#### Written instruction:
Transcribe each line of the material as it is, and drop any picture.

---*---

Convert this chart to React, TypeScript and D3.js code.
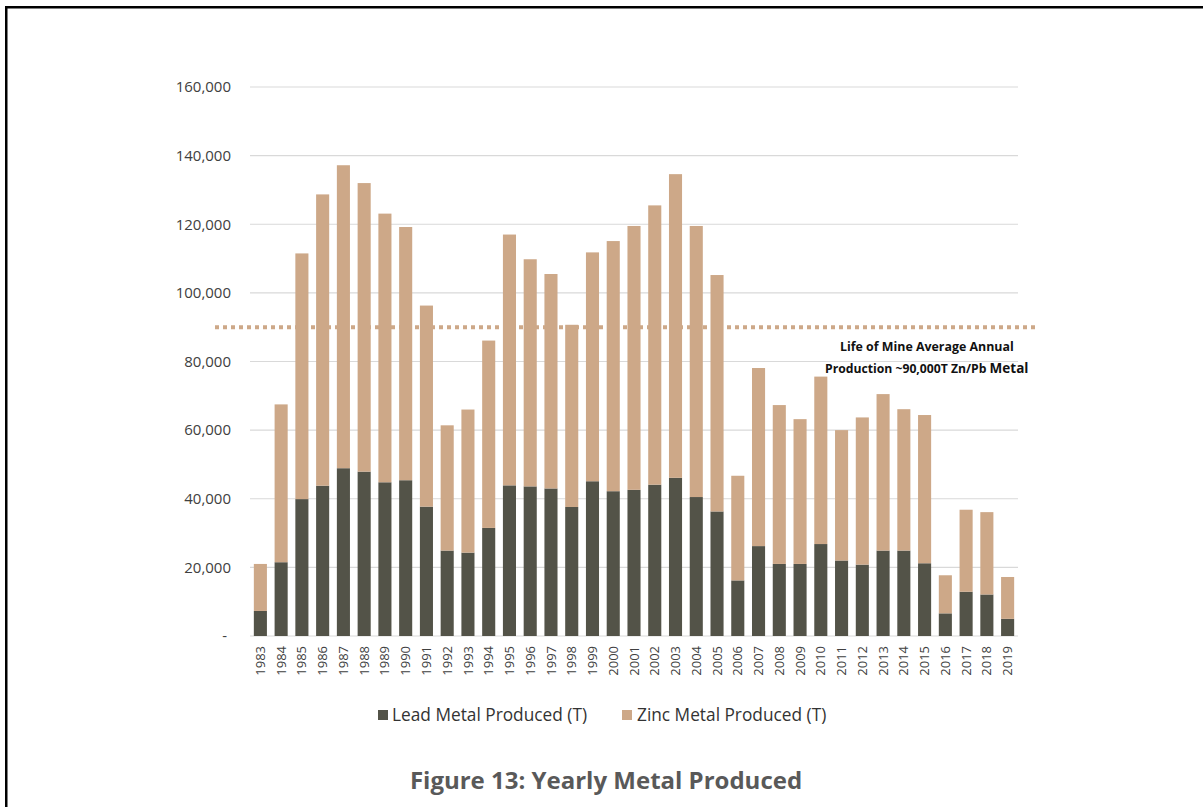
import React from "react";
import * as d3 from "d3";

const years = ["1983","1984","1985","1986","1987","1988","1989","1990","1991","1992","1993","1994","1995","1996","1997","1998","1999","2000","2001","2002","2003","2004","2005","2006","2007","2008","2009","2010","2011","2012","2013","2014","2015","2016","2017","2018","2019"];
const leadValues = [7300,21500,39900,43800,48900,47900,44800,45400,37700,24900,24300,31500,43900,43600,43000,37600,45100,42200,42600,44100,46100,40500,36300,16200,26200,21000,21000,26800,22000,20800,24900,24900,21200,6600,12900,12100,5000];
const totalValues = [21000,67500,111500,128700,137200,132000,123100,119200,96300,61400,66000,86100,117000,109800,105500,90700,111800,115100,119500,125500,134600,119500,105200,46700,78100,67300,63200,75600,60000,63700,70500,66100,64400,17700,36800,36100,17200];
const zincValues = totalValues.map((t, i) => t - leadValues[i]);
const yTicks = [0,20000,40000,60000,80000,100000,120000,140000,160000];
const averageLine = 90000;
const seriesNames = ["Lead Metal Produced (T)", "Zinc Metal Produced (T)"];
const colors = ["#535348", "#CDA888"];

const W = 1203, H = 807;
const left = 250, right = 1018, top = 87, bottom = 636;

export default function App() {
  const x = d3.scaleBand<string>().domain(years).range([left, right]).paddingInner(0.37).paddingOuter(0.185);
  const y = d3.scaleLinear().domain([0, 160000]).range([bottom, top]);
  const fmt = d3.format(",");
  const font = "'Open Sans', sans-serif";
  const avgY = y(averageLine);
  return (
    <svg width={W} height={H} style={{ position: "fixed", left: 0, top: 0, background: "#fff" }} fontFamily={font}>
      <rect x={6.25} y={7.25} width={W + 20} height={H + 20} fill="none" stroke="#000" strokeWidth={2.5} />
      {yTicks.map((t) => (
        <g key={t}>
          <line x1={left} x2={right} y1={y(t)} y2={y(t)} stroke="#d9d9d9" strokeWidth={1.2} />
          <text x={t === 0 ? 227 : 231} y={y(t)} dy="0.35em" textAnchor="end" fontSize={15} fill="#404040">
            {t === 0 ? "-" : fmt(t)}
          </text>
        </g>
      ))}
      {years.map((yr, i) => {
        const bx = x(yr)!;
        const bw = x.bandwidth();
        return (
          <g key={yr}>
            <rect x={bx} y={y(leadValues[i])} width={bw} height={y(0) - y(leadValues[i])} fill={colors[0]} />
            <rect x={bx} y={y(totalValues[i])} width={bw} height={y(0) - y(totalValues[i]) - (y(0) - y(leadValues[i]))} fill={colors[1]} data-zinc={zincValues[i]} />
            <text transform={`translate(${bx + bw / 2},${bottom + 10}) rotate(-90)`} textAnchor="end" dy="0.35em" fontSize={13} fill="#404040">
              {yr}
            </text>
          </g>
        );
      })}
      <line x1={215} x2={1036} y1={avgY} y2={avgY} stroke={colors[1]} strokeWidth={4} strokeDasharray="4 4" />
      <text x={840} y={351} fontSize={12.4} fontWeight="bold" fill="#111">Life of Mine Average Annual</text>
      <text x={825} y={373} fontSize={12.2} fontWeight="bold" fill="#111">
        Production ~90,000T Zn/Pb <tspan fontSize={13.5}>Metal</tspan>
      </text>
      <rect x={378} y={710} width={10} height={10} fill={colors[0]} />
      <text x={392} y={715} dy="0.35em" fontSize={17.3} fill="#333">{seriesNames[0]}</text>
      <rect x={622} y={710} width={10} height={10} fill={colors[1]} />
      <text x={637} y={715} dy="0.35em" fontSize={17.3} fill="#333">{seriesNames[1]}</text>
      <text x={606} y={789} textAnchor="middle" fontSize={24} fontWeight="bold" fill="#595959">
        Figure 13: Yearly Metal Produced
      </text>
    </svg>
  );
}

---*---

#### Solution for this exercise:
Convert this chart to React, TypeScript and D3.js code.
import React from "react";
import * as d3 from "d3";

const years = ["1983","1984","1985","1986","1987","1988","1989","1990","1991","1992","1993","1994","1995","1996","1997","1998","1999","2000","2001","2002","2003","2004","2005","2006","2007","2008","2009","2010","2011","2012","2013","2014","2015","2016","2017","2018","2019"];
const leadValues = [7300,21500,39900,43800,48900,47900,44800,45400,37700,24900,24300,31500,43900,43600,43000,37600,45100,42200,42600,44100,46100,40500,36300,16200,26200,21000,21000,26800,22000,20800,24900,24900,21200,6600,12900,12100,5000];
const totalValues = [21000,67500,111500,128700,137200,132000,123100,119200,96300,61400,66000,86100,117000,109800,105500,90700,111800,115100,119500,125500,134600,119500,105200,46700,78100,67300,63200,75600,60000,63700,70500,66100,64400,17700,36800,36100,17200];
const zincValues = totalValues.map((t, i) => t - leadValues[i]);
const yTicks = [0,20000,40000,60000,80000,100000,120000,140000,160000];
const averageLine = 90000;
const seriesNames = ["Lead Metal Produced (T)", "Zinc Metal Produced (T)"];
const colors = ["#535348", "#CDA888"];

const W = 1203, H = 807;
const left = 250, right = 1018, top = 87, bottom = 636;

export default function App() {
  const x = d3.scaleBand<string>().domain(years).range([left, right]).paddingInner(0.37).paddingOuter(0.185);
  const y = d3.scaleLinear().domain([0, 160000]).range([bottom, top]);
  const fmt = d3.format(",");
  const font = "'Open Sans', sans-serif";
  const avgY = y(averageLine);
  return (
    <svg width={W} height={H} style={{ position: "fixed", left: 0, top: 0, background: "#fff" }} fontFamily={font}>
      <rect x={6.25} y={7.25} width={W + 20} height={H + 20} fill="none" stroke="#000" strokeWidth={2.5} />
      {yTicks.map((t) => (
        <g key={t}>
          <line x1={left} x2={right} y1={y(t)} y2={y(t)} stroke="#d9d9d9" strokeWidth={1.2} />
          <text x={t === 0 ? 227 : 231} y={y(t)} dy="0.35em" textAnchor="end" fontSize={15} fill="#404040">
            {t === 0 ? "-" : fmt(t)}
          </text>
        </g>
      ))}
      {years.map((yr, i) => {
        const bx = x(yr)!;
        const bw = x.bandwidth();
        return (
          <g key={yr}>
            <rect x={bx} y={y(leadValues[i])} width={bw} height={y(0) - y(leadValues[i])} fill={colors[0]} />
            <rect x={bx} y={y(totalValues[i])} width={bw} height={y(0) - y(totalValues[i]) - (y(0) - y(leadValues[i]))} fill={colors[1]} data-zinc={zincValues[i]} />
            <text transform={`translate(${bx + bw / 2},${bottom + 10}) rotate(-90)`} textAnchor="end" dy="0.35em" fontSize={13} fill="#404040">
              {yr}
            </text>
          </g>
        );
      })}
      <line x1={215} x2={1036} y1={avgY} y2={avgY} stroke={colors[1]} strokeWidth={4} strokeDasharray="4 4" />
      <text x={840} y={351} fontSize={12.4} fontWeight="bold" fill="#111">Life of Mine Average Annual</text>
      <text x={825} y={373} fontSize={12.2} fontWeight="bold" fill="#111">
        Production ~90,000T Zn/Pb <tspan fontSize={13.5}>Metal</tspan>
      </text>
      <rect x={378} y={710} width={10} height={10} fill={colors[0]} />
      <text x={392} y={715} dy="0.35em" fontSize={17.3} fill="#333">{seriesNames[0]}</text>
      <rect x={622} y={710} width={10} height={10} fill={colors[1]} />
      <text x={637} y={715} dy="0.35em" fontSize={17.3} fill="#333">{seriesNames[1]}</text>
      <text x={606} y={789} textAnchor="middle" fontSize={24} fontWeight="bold" fill="#595959">
        Figure 13: Yearly Metal Produced
      </text>
    </svg>
  );
}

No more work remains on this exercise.